In our view, concerns on overvaluation of the market are a bit overdone. Given the growth potential of the Indian economy, the low growth and negative interest rate scenario prevalent in advanced economies, the continuance of strong liquidity from domestic investors and FIIs, we believe that the equity markets will deliver FD beating returns over the next 3 to 5 years.
The small and midcap equity mutual funds have outperformed the large cap oriented funds in the last two years or so. What is your advice to investors with regards to market cap strategy in particular and approach to mutual fund investments in general?
The small and midcap equity mutual funds have outperformed the large cap oriented funds in the last two years or so. This has been on the back of an improvement in their valuation from the depressed levels prevailing 3 years ago. We believe that small and midcap will continue to outperform the large cap in the next 3 to 5 years based now on the higher earnings growth potential. A study of past economic cycles and market caps will reveal that whenever economic growth is strong and rising, small caps and midcaps tend to outperform large caps in terms of returns. Some of the main reasons for these are the high operating and financial leverages of small and midcap companies that helps them deliver much more that proportionate rises in profit to sales ratios in a good economic environment. Thus, investors in their approach to mutual fund investments must have a balanced allocation across the cap curve fine-tuned by the current status of the economic growth cycle and the age and risk bearing appetite of each investor.
We find that the top 5 sectors for almost all the AMCS are now Banking and Financial, Construction, Technology, Services and automobiles. Does your fund management team following the same sector allocation trends for your funds? If no, then what other sectors you are bullish on? If yes, do you still think more is expected from these sectors?
Our fund management team has a greater bottom-up approach backed by a strong research team. What this means is that emphasis is laid on picking good quality stocks with scalable, sustainable business models and using a Growth At Reasonable Prices(GARP) approach to stick picking. Hence, our sector allocations are generally a resultant of this approach while we do keep an eye on sectoral exposure vis-a-vis fund benchmarks to enable us to provide better returns. That being said, given the current environment, we believe that consumption with a rural tilt and the broader financial services space provide good wealth creation opportunities.
Anything else would you like to add Mr. Subramaniam?

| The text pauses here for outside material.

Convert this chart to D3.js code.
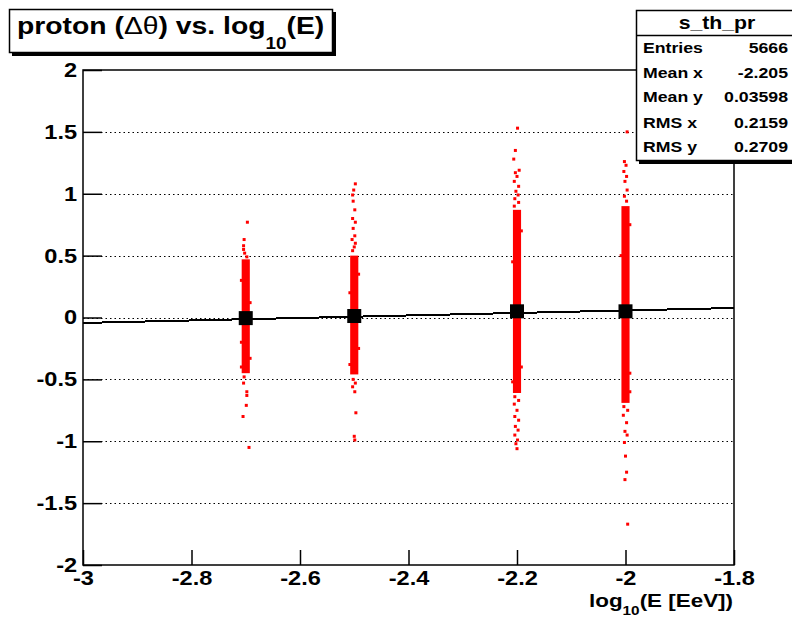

Distributors and investors should pay less attention to the noise on long term average valuations as well as index valuations especially in the mid and small cap space. Given the essential cyclicality of economic and business cycles, mere study of past performance will not lead to better future performance. Furthermore, they are not investing in indices but in actively managed mutual funds. Hence, they are better off relying on the expertise of fund managers and the diversification benefits of mutual funds.